A Day of Judgment (1981) Severin Blu-ray Review



From director C.D.H. Reynolds, A Day of Judgment likely played in churches and town halls once upon a time. I dare churches to show it now.


A small town in the 1930’s is full of sinners, and when the local preacher leaves town for good, the grim reaper stops by and pays all the sinners a visit.



The local preacher in a small town after the war to end all wars has made America complacent looks over his congregation of three old widows and despairs that he has let his flock – and the entire town – down. He is haggard and depressed and can no longer pay his debts to the bank, and his church will likely be foreclosed on, and so the preacher decides to visit the bank one last time to declare that he can’t pay off what he owes and that he will be leaving town for good, likely to find a small rock he can crawl under and die. He bequeaths his flock to be taught by another preacher – hopefully one more competent and convicted than he – and he loads his meager belongings on a horse and buggy and moves along. On his way out, he tips his hat, so to speak, to the angel of death – or the grim reaper – that coagulates from the mist, and he prays for mercy for the town he has just left behind. As for the town, it is full of conniving, greedy, adulterating sinners. Some are even murderers of men and killers of pets. Some despise their parents and wish them dead. The banker, for certain, has led a sinful life, mocking God and mercy, and even the old lady who lives alone hates children and poisons their cute little goat to death to spite them. Oh, yes. The angel of death is coming for them all. Lord have mercy!

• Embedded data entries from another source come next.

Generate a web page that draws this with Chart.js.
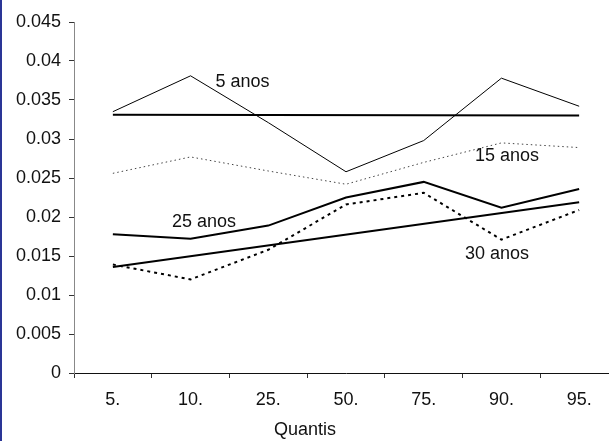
<!DOCTYPE html>
<html>
<head>
<meta charset="utf-8">
<script src="https://cdn.jsdelivr.net/npm/chart.js@4.4.1/dist/chart.umd.min.js"></script>
<style>
  html, body { margin: 0; padding: 0; overflow: hidden; background: #fff; }
  #wrap { position: relative; width: 620px; height: 441px; }
  #edge { position: absolute; left: 0; top: 0; width: 2px; height: 441px; background: #2a3596; z-index: 2; }
</style>
</head>
<body>
<div id="edge"></div>
<div id="wrap"><canvas id="quantChart"></canvas></div>
<script>
// quantile labels on the horizontal axis
const quantis = ["5.", "10.", "25.", "50.", "75.", "90.", "95."];

// values per quantile for each maturity
const anos5  = [0.0335, 0.0381, 0.0321, 0.0258, 0.0298, 0.0378, 0.0342];
const anos15 = [0.0256, 0.0277, 0.0259, 0.0242, 0.0270, 0.0295, 0.0289];
const anos25 = [0.0178, 0.0172, 0.0189, 0.0225, 0.0245, 0.0212, 0.0236];
const anos30 = [0.0139, 0.0120, 0.0158, 0.0216, 0.0231, 0.0171, 0.0209];

// straight reference lines, first and last quantile only
const linhaPlana = [0.0331, 0.0330];
const linhaTendencia = [0.0136, 0.0219];

// y axis ticks
const yMin = 0, yMax = 0.045, yStep = 0.005;

// text placed next to the lines (category index, value)
const rotulos = [
  { text: "5 anos",  i: 1.32, v: 0.0373 },
  { text: "15 anos", i: 4.66, v: 0.0278 },
  { text: "25 anos", i: 0.76, v: 0.0194 },
  { text: "30 anos", i: 4.53, v: 0.0153 }
];

const FONT = "'Liberation Sans', Arial, sans-serif";
const FSIZE = 18;

function ends(vals) {
  return [
    { x: quantis[0], y: vals[0] },
    { x: quantis[quantis.length - 1], y: vals[1] }
  ];
}

function serie(data, width, dash, color) {
  return {
    data: data,
    borderColor: color || "#000",
    borderWidth: width,
    borderDash: dash || [],
    pointRadius: 0,
    tension: 0,
    fill: false
  };
}

const labelsPlugin = {
  id: "labelsPlugin",
  afterDatasetsDraw(chart) {
    const ctx = chart.ctx;
    const xs = chart.scales.x, ys = chart.scales.y;
    ctx.save();
    ctx.fillStyle = "#111";
    ctx.font = FSIZE + "px " + FONT;
    ctx.textBaseline = "middle";
    ctx.textAlign = "left";
    rotulos.forEach(r => {
      ctx.fillText(r.text, xs.getPixelForValue(r.i), ys.getPixelForValue(r.v));
    });
    // axis title
    ctx.textAlign = "center";
    ctx.fillText("Quantis", 305, 430);
    ctx.restore();
  }
};

new Chart(document.getElementById("quantChart"), {
  type: "line",
  data: {
    labels: quantis,
    datasets: [
      serie(anos5, 1),
      serie(ends(linhaPlana), 2),
      serie(anos15, 1, [1.5, 3], "#444"),
      serie(anos25, 2),
      serie(anos30, 2, [3, 4]),
      serie(ends(linhaTendencia), 2)
    ]
  },
  options: {
    responsive: true,
    maintainAspectRatio: false,
    animation: false,
    layout: { padding: { top: 22, right: 2, bottom: 0, left: 0 } },
    plugins: {
      legend: { display: false },
      tooltip: { enabled: false }
    },
    scales: {
      x: {
        type: "category",
        offset: true,
        grid: { offset: true, drawOnChartArea: false, tickLength: 5, color: "#333" },
        border: { color: "#111", width: 1 },
        ticks: { color: "#111", padding: 11, maxRotation: 0, font: { family: FONT, size: FSIZE } },
        afterFit(scale) { scale.height = 68; }
      },
      y: {
        min: yMin,
        max: yMax,
        grid: { drawOnChartArea: false, tickLength: 5, color: "#333" },
        border: { color: "#888", width: 1 },
        ticks: {
          stepSize: yStep,
          color: "#111",
          padding: 8,
          font: { family: FONT, size: FSIZE },
          callback: v => String(+v.toFixed(3))
        },
        afterFit(scale) { scale.width = 74; }
      }
    }
  },
  plugins: [labelsPlugin]
});
</script>
</body>
</html>
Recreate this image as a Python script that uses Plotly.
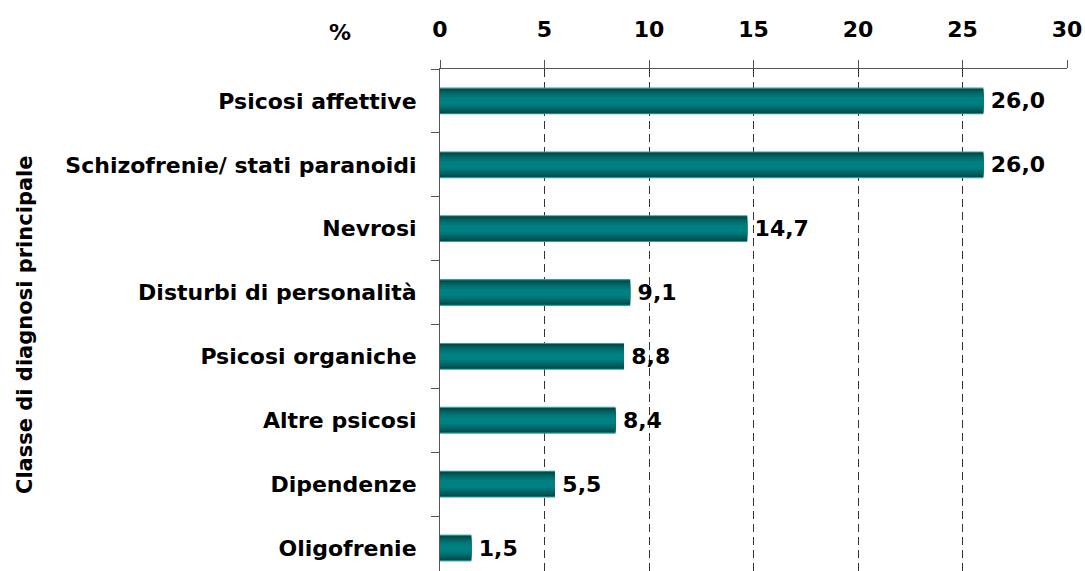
import plotly.graph_objects as go

categories = ["Psicosi affettive", "Schizofrenie/ stati paranoidi", "Nevrosi",
              "Disturbi di personalità", "Psicosi organiche", "Altre psicosi",
              "Dipendenze", "Oligofrenie"]
values = [26.0, 26.0, 14.7, 9.1, 8.8, 8.4, 5.5, 1.5]
x_ticks = [0, 5, 10, 15, 20, 25, 30]

FONT = "DejaVu Sans, Liberation Sans, Arial, sans-serif"
FW, FH = 1085, 571
L, T, R = 440, 69, 18
PW, PH = FW - L - R, FH - T

fig = go.Figure()

# layered bars to imitate the cylinder-like gradient
layers = [
    (0.42, "#2f9f9f", True),
    (0.385, "#004a4a", False),
    (0.33, "#005a5a", False),
    (0.27, "#006868", False),
    (0.20, "#007575", False),
    (0.12, "#008080", False),
]
for w, col, main in layers:
    fig.add_trace(go.Bar(
        x=values, y=categories, orientation="h", width=w,
        marker=dict(color=col, line=dict(width=0)),
        text=["\u2009" + f"{v:.1f}".replace(".", ",") for v in values] if main else None,
        textposition="outside" if main else "none",
        textfont=dict(family=FONT, size=22, color="black", weight="bold"),
        cliponaxis=False, showlegend=False, hoverinfo="skip",
    ))

fig.update_layout(
    barmode="overlay",
    width=FW, height=FH,
    margin=dict(l=L, r=R, t=T, b=0),
    paper_bgcolor="white", plot_bgcolor="white",
    font=dict(family=FONT, size=22, color="black"),
    xaxis=dict(
        side="top", range=[0, 30], tickvals=x_ticks,
        ticktext=[str(t) for t in x_ticks],
        tickfont=dict(family=FONT, size=22, color="black", weight="bold"),
        ticks="outside", ticklen=8, tickcolor="#555555", tickwidth=1,
        ticklabelstandoff=14,
        showgrid=True, gridcolor="#333333", griddash="8px,5px", gridwidth=1,
        showline=True, linecolor="#555555", linewidth=1,
        zeroline=False, fixedrange=True,
    ),
    yaxis=dict(
        type="category", categoryorder="array", categoryarray=categories,
        range=[7.36, -0.5],
        tickfont=dict(family=FONT, size=22, color="black", weight="bold"),
        ticks="outside", tickson="boundaries", ticklen=8, tickcolor="#555555",
        ticklabelstandoff=18,
        showgrid=False, showline=True, linecolor="#555555", linewidth=1,
        zeroline=False, fixedrange=True,
    ),
    annotations=[
        dict(text="<b>%</b>", x=(340 - L) / PW, y=(FH - 32) / PH,
             xref="paper", yref="paper",
             xanchor="center", yanchor="middle", showarrow=False,
             font=dict(family=FONT, size=22, color="black")),
        dict(text="<b>Classe di diagnosi principale</b>",
             x=(25 - L) / PW, y=(FH - 324) / PH,
             xref="paper", yref="paper", xanchor="center", yanchor="middle",
             textangle=-90, showarrow=False,
             font=dict(family=FONT, size=21, color="black")),
    ],
)

fig.write_html(
    "out.html",
    config={"displayModeBar": False},
    post_script="document.body.style.margin='0px';"
                "document.body.style.overflow='hidden';",
)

A true independent horror oddity, A Day of Judgment is a faith-based supernatural slasher film with a “just kidding!” final act that reveals the whole movie to be a shaggy dog gag, but it’s a doozy of a flick for anyone who thinks they’ve seen everything. Filled with non-actors who act their hearts out and tons of characters, almost all of whom are reprehensible, the movie is sluggish and slow, but it’s worth it for a few outstanding moments where the most vile characters get their come-uppance, including one vivid decapitation and another scene where the evil old lady is swallowed up by hungry zombie hands that sprout from the earth. The grim reaper character (who leads all his victims to a strange looking hellscape) shows up every 15 minutes or so, but only in a flash, which makes his appearance all the more welcome when he does. His weapon is a long, bloody sickle that gleams in the moonlight. From director C.D.H. Reynolds, A Day of Judgment likely played in churches and town halls once upon a time. I dare churches to show it now.


Severin has just released a very welcome Blu-ray edition of A Day of Judgment, and it sparkles in a new 2K transfer. I’d never seen this movie before, and I very much enjoyed it, so hop on this train and enjoy the ride. Special features include an interview with the author of the book “Nightmare USA,” and interviews with the screenwriter and filmmaker Worth Keeter, the producer.